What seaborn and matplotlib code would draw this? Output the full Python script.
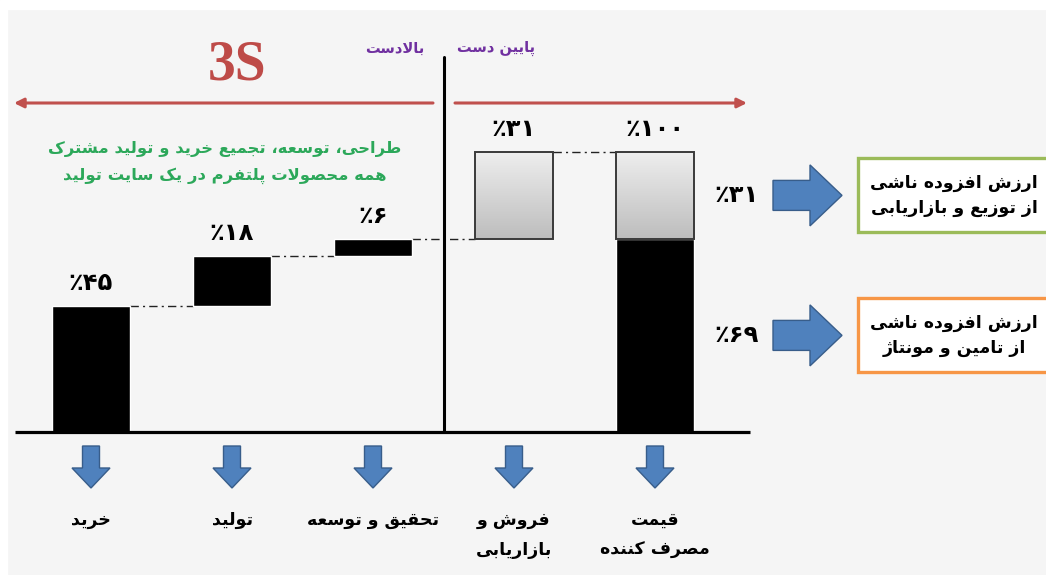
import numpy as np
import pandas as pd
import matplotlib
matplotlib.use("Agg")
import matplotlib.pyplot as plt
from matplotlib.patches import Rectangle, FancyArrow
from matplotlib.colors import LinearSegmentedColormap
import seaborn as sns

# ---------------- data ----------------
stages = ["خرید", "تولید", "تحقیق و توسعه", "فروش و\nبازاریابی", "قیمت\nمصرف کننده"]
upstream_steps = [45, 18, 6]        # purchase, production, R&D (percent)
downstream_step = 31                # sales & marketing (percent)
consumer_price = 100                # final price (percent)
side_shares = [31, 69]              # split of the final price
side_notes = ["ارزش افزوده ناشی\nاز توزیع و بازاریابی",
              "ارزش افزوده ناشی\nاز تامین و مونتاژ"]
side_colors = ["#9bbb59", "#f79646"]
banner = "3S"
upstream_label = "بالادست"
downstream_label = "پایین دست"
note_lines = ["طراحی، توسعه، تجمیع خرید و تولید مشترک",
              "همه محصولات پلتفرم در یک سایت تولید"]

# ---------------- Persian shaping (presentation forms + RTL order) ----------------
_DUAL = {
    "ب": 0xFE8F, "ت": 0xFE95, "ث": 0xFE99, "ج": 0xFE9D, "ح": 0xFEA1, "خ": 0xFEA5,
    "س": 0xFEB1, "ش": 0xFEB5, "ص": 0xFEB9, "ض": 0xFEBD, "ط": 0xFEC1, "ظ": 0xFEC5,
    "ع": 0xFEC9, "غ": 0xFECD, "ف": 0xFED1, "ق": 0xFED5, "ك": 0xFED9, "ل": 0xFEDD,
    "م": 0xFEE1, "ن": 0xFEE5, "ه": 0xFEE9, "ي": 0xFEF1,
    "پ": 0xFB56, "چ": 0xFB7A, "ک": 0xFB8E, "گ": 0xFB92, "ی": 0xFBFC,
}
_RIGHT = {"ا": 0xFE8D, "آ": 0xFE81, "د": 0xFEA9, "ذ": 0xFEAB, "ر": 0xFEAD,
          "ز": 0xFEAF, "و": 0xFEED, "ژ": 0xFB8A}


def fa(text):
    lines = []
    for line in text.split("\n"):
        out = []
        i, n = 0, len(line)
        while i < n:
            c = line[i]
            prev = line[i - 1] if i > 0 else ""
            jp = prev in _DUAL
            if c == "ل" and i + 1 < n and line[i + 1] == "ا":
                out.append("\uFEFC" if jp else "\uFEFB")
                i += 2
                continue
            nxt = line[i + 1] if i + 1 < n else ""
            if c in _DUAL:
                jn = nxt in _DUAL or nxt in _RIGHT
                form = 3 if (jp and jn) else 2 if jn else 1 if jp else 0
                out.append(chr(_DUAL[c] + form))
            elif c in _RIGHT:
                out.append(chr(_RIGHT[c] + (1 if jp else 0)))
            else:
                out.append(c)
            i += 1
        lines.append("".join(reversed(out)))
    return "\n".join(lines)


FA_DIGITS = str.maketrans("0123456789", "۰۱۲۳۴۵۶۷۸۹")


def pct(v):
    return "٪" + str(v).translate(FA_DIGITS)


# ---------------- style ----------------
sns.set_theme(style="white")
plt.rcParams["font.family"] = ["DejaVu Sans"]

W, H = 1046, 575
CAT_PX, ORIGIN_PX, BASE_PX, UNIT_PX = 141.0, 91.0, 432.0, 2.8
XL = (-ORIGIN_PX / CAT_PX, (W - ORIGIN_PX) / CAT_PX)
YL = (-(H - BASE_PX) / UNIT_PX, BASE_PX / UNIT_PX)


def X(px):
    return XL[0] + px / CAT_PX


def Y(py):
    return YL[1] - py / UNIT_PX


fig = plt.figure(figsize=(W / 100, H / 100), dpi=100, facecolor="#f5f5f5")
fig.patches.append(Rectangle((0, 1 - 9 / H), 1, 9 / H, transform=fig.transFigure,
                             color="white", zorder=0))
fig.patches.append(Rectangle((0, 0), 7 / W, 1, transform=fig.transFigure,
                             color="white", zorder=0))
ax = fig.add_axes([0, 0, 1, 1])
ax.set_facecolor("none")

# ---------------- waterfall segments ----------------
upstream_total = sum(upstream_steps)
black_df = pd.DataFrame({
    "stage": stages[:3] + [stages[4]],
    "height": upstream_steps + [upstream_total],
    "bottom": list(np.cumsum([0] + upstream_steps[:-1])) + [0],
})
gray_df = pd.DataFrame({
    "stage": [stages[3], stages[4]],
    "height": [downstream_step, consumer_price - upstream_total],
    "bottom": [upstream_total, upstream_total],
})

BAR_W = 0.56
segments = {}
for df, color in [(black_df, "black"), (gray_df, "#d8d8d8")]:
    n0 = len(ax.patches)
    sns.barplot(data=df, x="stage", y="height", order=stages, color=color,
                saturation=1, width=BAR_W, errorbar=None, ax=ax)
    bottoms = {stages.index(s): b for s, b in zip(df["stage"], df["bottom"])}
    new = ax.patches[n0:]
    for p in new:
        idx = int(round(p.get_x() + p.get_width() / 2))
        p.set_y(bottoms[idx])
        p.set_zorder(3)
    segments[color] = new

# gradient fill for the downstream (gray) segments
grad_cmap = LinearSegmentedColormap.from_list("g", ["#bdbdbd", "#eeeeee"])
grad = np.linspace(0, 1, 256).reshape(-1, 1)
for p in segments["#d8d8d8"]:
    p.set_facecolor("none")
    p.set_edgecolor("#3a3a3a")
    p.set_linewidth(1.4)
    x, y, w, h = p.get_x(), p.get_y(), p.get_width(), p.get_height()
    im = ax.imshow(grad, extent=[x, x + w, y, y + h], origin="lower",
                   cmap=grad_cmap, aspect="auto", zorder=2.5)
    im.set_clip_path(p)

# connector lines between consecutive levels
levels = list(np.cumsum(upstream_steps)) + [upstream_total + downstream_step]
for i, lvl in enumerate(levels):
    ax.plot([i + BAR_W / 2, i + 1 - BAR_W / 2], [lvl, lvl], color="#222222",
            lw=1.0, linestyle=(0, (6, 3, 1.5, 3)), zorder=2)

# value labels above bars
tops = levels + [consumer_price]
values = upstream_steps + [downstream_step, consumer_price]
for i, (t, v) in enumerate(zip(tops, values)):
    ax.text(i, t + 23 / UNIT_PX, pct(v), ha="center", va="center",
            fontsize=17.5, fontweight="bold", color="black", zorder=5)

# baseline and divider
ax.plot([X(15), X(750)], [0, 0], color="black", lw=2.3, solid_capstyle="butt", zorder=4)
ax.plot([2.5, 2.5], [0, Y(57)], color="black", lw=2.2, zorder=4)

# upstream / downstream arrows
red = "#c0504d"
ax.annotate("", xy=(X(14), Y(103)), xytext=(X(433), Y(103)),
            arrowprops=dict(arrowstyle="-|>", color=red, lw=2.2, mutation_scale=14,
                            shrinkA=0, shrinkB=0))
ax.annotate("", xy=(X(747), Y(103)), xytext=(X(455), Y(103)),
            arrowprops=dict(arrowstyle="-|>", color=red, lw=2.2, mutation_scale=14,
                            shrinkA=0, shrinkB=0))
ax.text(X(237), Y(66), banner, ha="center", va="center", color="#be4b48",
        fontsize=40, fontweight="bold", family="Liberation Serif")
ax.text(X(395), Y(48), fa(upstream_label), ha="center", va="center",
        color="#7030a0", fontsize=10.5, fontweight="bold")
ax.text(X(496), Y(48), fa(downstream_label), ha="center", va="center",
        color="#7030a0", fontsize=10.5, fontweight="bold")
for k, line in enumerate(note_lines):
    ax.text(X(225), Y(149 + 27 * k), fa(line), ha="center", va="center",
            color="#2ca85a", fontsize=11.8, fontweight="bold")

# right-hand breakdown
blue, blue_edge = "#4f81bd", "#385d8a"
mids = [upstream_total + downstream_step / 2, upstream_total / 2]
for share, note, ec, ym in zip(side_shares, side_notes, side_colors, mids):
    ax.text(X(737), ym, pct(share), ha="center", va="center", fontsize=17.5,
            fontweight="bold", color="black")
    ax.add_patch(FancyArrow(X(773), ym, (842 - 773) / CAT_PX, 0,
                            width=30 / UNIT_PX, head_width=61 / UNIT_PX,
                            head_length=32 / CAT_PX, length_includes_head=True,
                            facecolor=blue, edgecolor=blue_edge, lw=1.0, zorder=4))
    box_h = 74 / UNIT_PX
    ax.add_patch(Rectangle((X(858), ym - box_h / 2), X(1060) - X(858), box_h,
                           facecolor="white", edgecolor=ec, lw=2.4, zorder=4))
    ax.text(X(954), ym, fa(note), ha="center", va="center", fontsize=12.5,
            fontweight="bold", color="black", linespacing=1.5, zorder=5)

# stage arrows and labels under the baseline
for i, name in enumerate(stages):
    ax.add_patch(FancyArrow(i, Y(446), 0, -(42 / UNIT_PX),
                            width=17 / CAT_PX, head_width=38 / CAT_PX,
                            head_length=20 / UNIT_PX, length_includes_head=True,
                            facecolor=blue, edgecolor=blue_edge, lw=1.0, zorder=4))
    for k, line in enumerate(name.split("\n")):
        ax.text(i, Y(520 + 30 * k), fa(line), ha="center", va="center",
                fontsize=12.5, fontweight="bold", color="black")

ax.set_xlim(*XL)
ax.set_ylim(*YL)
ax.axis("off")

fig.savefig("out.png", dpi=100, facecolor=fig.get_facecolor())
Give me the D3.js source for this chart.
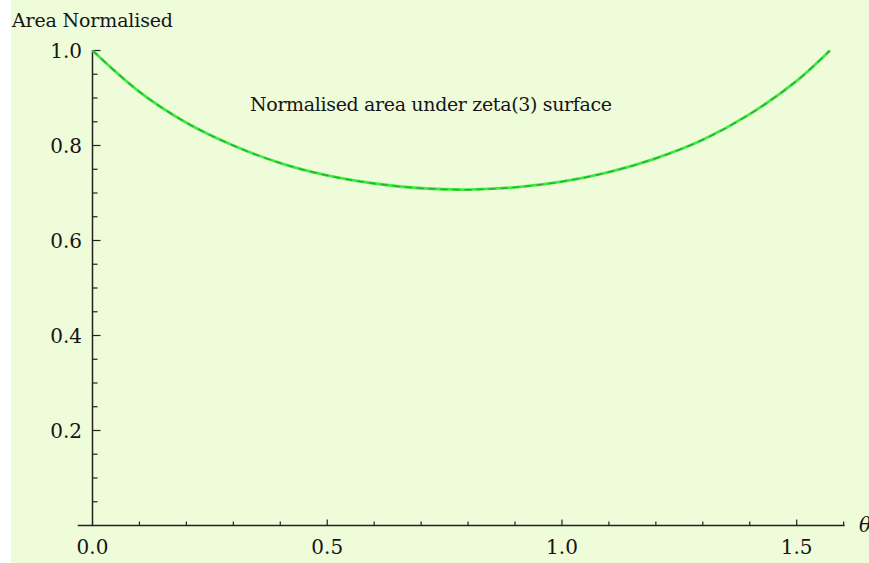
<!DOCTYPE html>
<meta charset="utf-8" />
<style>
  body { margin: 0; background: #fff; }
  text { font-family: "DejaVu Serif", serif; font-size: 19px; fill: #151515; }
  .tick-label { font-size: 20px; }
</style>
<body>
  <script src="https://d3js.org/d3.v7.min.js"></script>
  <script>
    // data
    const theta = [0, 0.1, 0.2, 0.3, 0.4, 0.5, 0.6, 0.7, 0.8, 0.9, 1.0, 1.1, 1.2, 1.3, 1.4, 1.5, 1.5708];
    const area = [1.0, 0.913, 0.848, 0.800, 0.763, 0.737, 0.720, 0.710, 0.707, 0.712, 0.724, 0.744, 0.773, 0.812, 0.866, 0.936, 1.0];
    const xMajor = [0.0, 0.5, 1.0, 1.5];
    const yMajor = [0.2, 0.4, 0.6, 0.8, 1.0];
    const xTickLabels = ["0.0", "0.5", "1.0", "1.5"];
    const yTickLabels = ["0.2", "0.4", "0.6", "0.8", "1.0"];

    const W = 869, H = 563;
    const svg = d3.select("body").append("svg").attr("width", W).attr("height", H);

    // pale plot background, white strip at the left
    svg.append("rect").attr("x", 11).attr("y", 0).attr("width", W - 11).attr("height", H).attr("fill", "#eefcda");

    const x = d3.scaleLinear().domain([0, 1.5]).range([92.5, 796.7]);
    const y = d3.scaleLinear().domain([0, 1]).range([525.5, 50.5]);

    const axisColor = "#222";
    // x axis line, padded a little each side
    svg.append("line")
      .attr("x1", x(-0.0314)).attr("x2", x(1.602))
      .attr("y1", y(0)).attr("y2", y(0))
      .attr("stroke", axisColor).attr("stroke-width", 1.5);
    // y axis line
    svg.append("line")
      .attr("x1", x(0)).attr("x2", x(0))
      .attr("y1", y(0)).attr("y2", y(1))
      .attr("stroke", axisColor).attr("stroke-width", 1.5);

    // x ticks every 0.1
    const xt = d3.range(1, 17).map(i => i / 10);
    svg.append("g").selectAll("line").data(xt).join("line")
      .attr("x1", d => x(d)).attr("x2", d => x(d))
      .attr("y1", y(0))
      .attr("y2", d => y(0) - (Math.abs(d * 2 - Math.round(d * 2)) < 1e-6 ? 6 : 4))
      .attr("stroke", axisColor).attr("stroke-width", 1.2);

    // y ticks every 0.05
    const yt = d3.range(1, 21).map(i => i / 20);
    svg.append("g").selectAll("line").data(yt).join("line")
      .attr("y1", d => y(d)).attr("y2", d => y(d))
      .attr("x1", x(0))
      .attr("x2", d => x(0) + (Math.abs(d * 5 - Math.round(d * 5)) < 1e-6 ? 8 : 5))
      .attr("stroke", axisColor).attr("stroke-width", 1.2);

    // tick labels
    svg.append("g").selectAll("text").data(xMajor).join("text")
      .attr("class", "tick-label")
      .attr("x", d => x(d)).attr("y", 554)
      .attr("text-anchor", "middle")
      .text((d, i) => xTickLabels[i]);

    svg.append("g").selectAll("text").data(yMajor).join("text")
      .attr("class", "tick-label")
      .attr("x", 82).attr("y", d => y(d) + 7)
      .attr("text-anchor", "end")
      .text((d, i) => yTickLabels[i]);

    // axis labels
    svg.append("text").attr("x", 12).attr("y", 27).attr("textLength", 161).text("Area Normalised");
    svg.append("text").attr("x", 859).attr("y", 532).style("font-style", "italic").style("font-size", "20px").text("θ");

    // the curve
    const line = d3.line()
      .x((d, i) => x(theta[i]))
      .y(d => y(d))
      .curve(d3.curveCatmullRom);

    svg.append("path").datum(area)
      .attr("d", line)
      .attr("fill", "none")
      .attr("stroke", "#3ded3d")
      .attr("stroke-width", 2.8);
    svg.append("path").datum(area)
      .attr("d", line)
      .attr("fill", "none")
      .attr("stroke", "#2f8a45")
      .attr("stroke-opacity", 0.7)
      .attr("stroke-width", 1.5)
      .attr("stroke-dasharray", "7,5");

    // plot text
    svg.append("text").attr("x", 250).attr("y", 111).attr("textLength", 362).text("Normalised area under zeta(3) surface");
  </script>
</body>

********

Scan the listing above. Gather each line that contains the word "this".

What seaborn and matplotlib code would draw this? Output the full Python script.
Give me the D3.js source for this chart.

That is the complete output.